>> Start

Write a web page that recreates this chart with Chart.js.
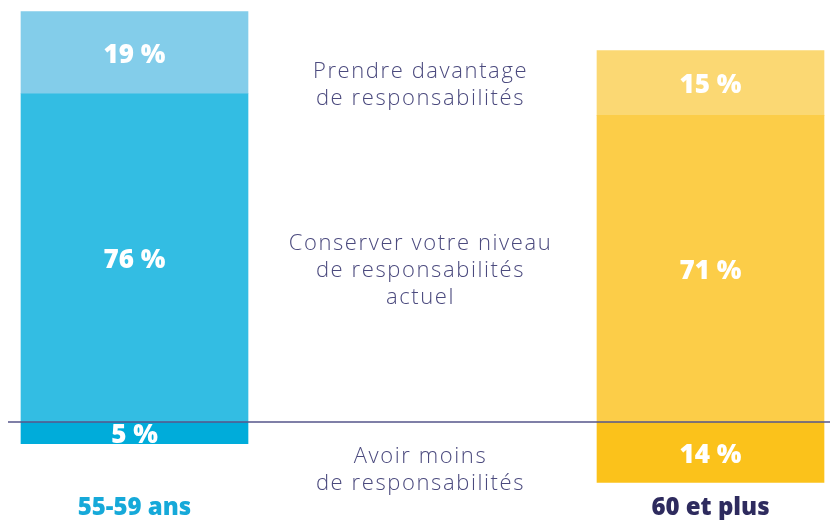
<!DOCTYPE html>
<html>
<head>
<meta charset="utf-8">
<script src="https://cdn.jsdelivr.net/npm/chart.js@4/dist/chart.umd.min.js"></script>
<style>
  body { margin: 0; background: #fff; }
  #wrap { width: 830px; height: 520px; }
</style>
</head>
<body>
<div id="wrap"><canvas id="respChart"></canvas></div>
<script>
// age groups
var categories = ['55-59 ans', '60 et plus'];
// answers in %, "moins" goes below the zero line
var conserver = [76, 71];
var prendre = [19, 15];
var moins = [5, 14];
var seriesNames = [
	['Conserver votre niveau', 'de responsabilités', 'actuel'],
	['Prendre davantage', 'de responsabilités'],
	['Avoir moins', 'de responsabilités']
];

var catColors = ['#16a9d9', '#2e2b5e'];

var overlay = {
	id: 'overlay',
	afterDatasetsDraw: function(chart) {
		var ctx = chart.ctx;
		var y0 = chart.scales.y.getPixelForValue(0);

		// zero line
		ctx.save();
		ctx.strokeStyle = '#55558a';
		ctx.lineWidth = 1.5;
		ctx.beginPath();
		ctx.moveTo(8, y0);
		ctx.lineTo(chart.width, y0);
		ctx.stroke();
		ctx.restore();

		// values inside the bars
		chart.data.datasets.forEach(function(ds, di) {
			chart.getDatasetMeta(di).data.forEach(function(bar, i) {
				var top = Math.min(bar.y, bar.base);
				var bottom = Math.max(bar.y, bar.base);
				ctx.save();
				ctx.beginPath();
				ctx.rect(bar.x - bar.width / 2, top, bar.width, bottom - top);
				ctx.clip();
				ctx.fillStyle = '#ffffff';
				ctx.font = '800 26px "Open Sans"';
				ctx.textAlign = 'center';
				ctx.textBaseline = 'middle';
				ctx.fillText(Math.abs(ds.data[i]) + ' %', bar.x, (top + bottom) / 2 + 3);
				ctx.restore();
			});
		});

		// series names between the two bars
		var left = chart.getDatasetMeta(0).data[0];
		var right = chart.getDatasetMeta(0).data[1];
		var cx = ((left.x + left.width / 2) + (right.x - right.width / 2)) / 2 - 2;
		ctx.save();
		ctx.fillStyle = '#4b4a7e';
		ctx.font = '300 22px "Open Sans"';
		ctx.letterSpacing = '1.6px';
		ctx.textAlign = 'center';
		ctx.textBaseline = 'middle';
		chart.data.datasets.forEach(function(ds, di) {
			var bar = chart.getDatasetMeta(di).data[1];
			var mid = (bar.y + bar.base) / 2 + 2;
			if (ds.data[1] < 0) mid += 16;
			var lines = ds.label;
			var lh = 27;
			lines.forEach(function(t, k) {
				ctx.fillText(t, cx, mid + (k - (lines.length - 1) / 2) * lh);
			});
		});
		ctx.restore();

		// age group labels
		ctx.save();
		ctx.font = '800 24px "Open Sans"';
		ctx.textAlign = 'center';
		ctx.textBaseline = 'middle';
		chart.data.labels.forEach(function(lab, i) {
			ctx.fillStyle = catColors[i];
			ctx.fillText(lab, chart.scales.x.getPixelForValue(i), 508);
		});
		ctx.restore();
	}
};

var ctx = document.getElementById('respChart');
var respChart = new Chart(ctx, {
	type: 'bar',
	data: {
		labels: categories,
		datasets: [{
			label: seriesNames[0],
			data: conserver,
			backgroundColor: ['#33bde3', '#fccd48'],
			stack: 's'
		}, {
			label: seriesNames[1],
			data: prendre,
			backgroundColor: ['#83cdea', '#fbd873'],
			stack: 's'
		}, {
			label: seriesNames[2],
			data: moins.map(function(v) { return -v; }),
			backgroundColor: ['#00acda', '#fbc21b'],
			stack: 's'
		}]
	},
	options: {
		responsive: true,
		maintainAspectRatio: false,
		animation: false,
		layout: { padding: { left: 134.5, right: 119.5, top: 0, bottom: 11.6 } },
		datasets: { bar: { barThickness: 227, clip: false } },
		plugins: {
			legend: { display: false },
			tooltip: { enabled: false }
		},
		scales: {
			x: { stacked: true, offset: false, display: false },
			y: { stacked: true, min: -20, max: 97.7, display: false }
		}
	},
	plugins: [overlay]
});
</script>
</body>
</html>
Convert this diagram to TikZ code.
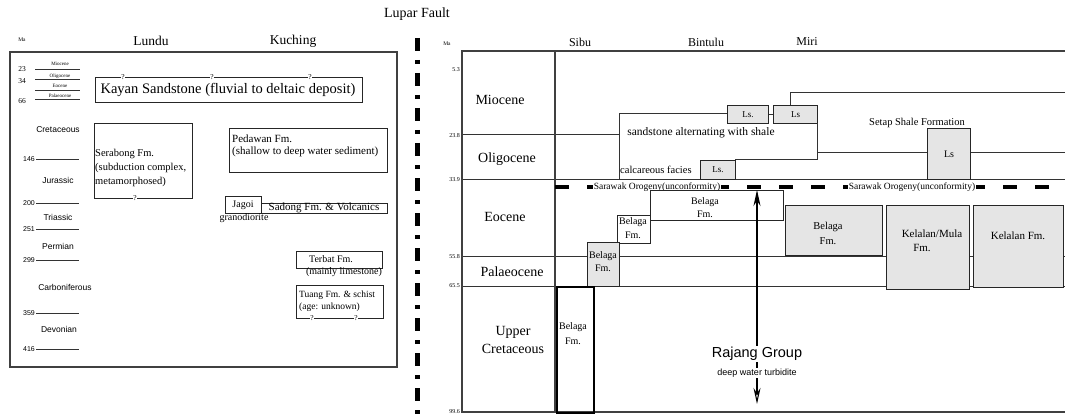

>> End

• The exercise: Reproduce each entry precisely. Leave the pictures out.

• Finished answer:
Write a web page that recreates this chart with Chart.js.
<!DOCTYPE html>
<html>
<head>
<meta charset="utf-8">
<script src="https://cdn.jsdelivr.net/npm/chart.js@4/dist/chart.umd.min.js"></script>
<style>
  body { margin: 0; background: #fff; }
  #wrap { width: 830px; height: 520px; }
</style>
</head>
<body>
<div id="wrap"><canvas id="respChart"></canvas></div>
<script>
// age groups
var categories = ['55-59 ans', '60 et plus'];
// answers in %, "moins" goes below the zero line
var conserver = [76, 71];
var prendre = [19, 15];
var moins = [5, 14];
var seriesNames = [
	['Conserver votre niveau', 'de responsabilités', 'actuel'],
	['Prendre davantage', 'de responsabilités'],
	['Avoir moins', 'de responsabilités']
];

var catColors = ['#16a9d9', '#2e2b5e'];

var overlay = {
	id: 'overlay',
	afterDatasetsDraw: function(chart) {
		var ctx = chart.ctx;
		var y0 = chart.scales.y.getPixelForValue(0);

		// zero line
		ctx.save();
		ctx.strokeStyle = '#55558a';
		ctx.lineWidth = 1.5;
		ctx.beginPath();
		ctx.moveTo(8, y0);
		ctx.lineTo(chart.width, y0);
		ctx.stroke();
		ctx.restore();

		// values inside the bars
		chart.data.datasets.forEach(function(ds, di) {
			chart.getDatasetMeta(di).data.forEach(function(bar, i) {
				var top = Math.min(bar.y, bar.base);
				var bottom = Math.max(bar.y, bar.base);
				ctx.save();
				ctx.beginPath();
				ctx.rect(bar.x - bar.width / 2, top, bar.width, bottom - top);
				ctx.clip();
				ctx.fillStyle = '#ffffff';
				ctx.font = '800 26px "Open Sans"';
				ctx.textAlign = 'center';
				ctx.textBaseline = 'middle';
				ctx.fillText(Math.abs(ds.data[i]) + ' %', bar.x, (top + bottom) / 2 + 3);
				ctx.restore();
			});
		});

		// series names between the two bars
		var left = chart.getDatasetMeta(0).data[0];
		var right = chart.getDatasetMeta(0).data[1];
		var cx = ((left.x + left.width / 2) + (right.x - right.width / 2)) / 2 - 2;
		ctx.save();
		ctx.fillStyle = '#4b4a7e';
		ctx.font = '300 22px "Open Sans"';
		ctx.letterSpacing = '1.6px';
		ctx.textAlign = 'center';
		ctx.textBaseline = 'middle';
		chart.data.datasets.forEach(function(ds, di) {
			var bar = chart.getDatasetMeta(di).data[1];
			var mid = (bar.y + bar.base) / 2 + 2;
			if (ds.data[1] < 0) mid += 16;
			var lines = ds.label;
			var lh = 27;
			lines.forEach(function(t, k) {
				ctx.fillText(t, cx, mid + (k - (lines.length - 1) / 2) * lh);
			});
		});
		ctx.restore();

		// age group labels
		ctx.save();
		ctx.font = '800 24px "Open Sans"';
		ctx.textAlign = 'center';
		ctx.textBaseline = 'middle';
		chart.data.labels.forEach(function(lab, i) {
			ctx.fillStyle = catColors[i];
			ctx.fillText(lab, chart.scales.x.getPixelForValue(i), 508);
		});
		ctx.restore();
	}
};

var ctx = document.getElementById('respChart');
var respChart = new Chart(ctx, {
	type: 'bar',
	data: {
		labels: categories,
		datasets: [{
			label: seriesNames[0],
			data: conserver,
			backgroundColor: ['#33bde3', '#fccd48'],
			stack: 's'
		}, {
			label: seriesNames[1],
			data: prendre,
			backgroundColor: ['#83cdea', '#fbd873'],
			stack: 's'
		}, {
			label: seriesNames[2],
			data: moins.map(function(v) { return -v; }),
			backgroundColor: ['#00acda', '#fbc21b'],
			stack: 's'
		}]
	},
	options: {
		responsive: true,
		maintainAspectRatio: false,
		animation: false,
		layout: { padding: { left: 134.5, right: 119.5, top: 0, bottom: 11.6 } },
		datasets: { bar: { barThickness: 227, clip: false } },
		plugins: {
			legend: { display: false },
			tooltip: { enabled: false }
		},
		scales: {
			x: { stacked: true, offset: false, display: false },
			y: { stacked: true, min: -20, max: 97.7, display: false }
		}
	},
	plugins: [overlay]
});
</script>
</body>
</html>
Convert this diagram to TikZ code.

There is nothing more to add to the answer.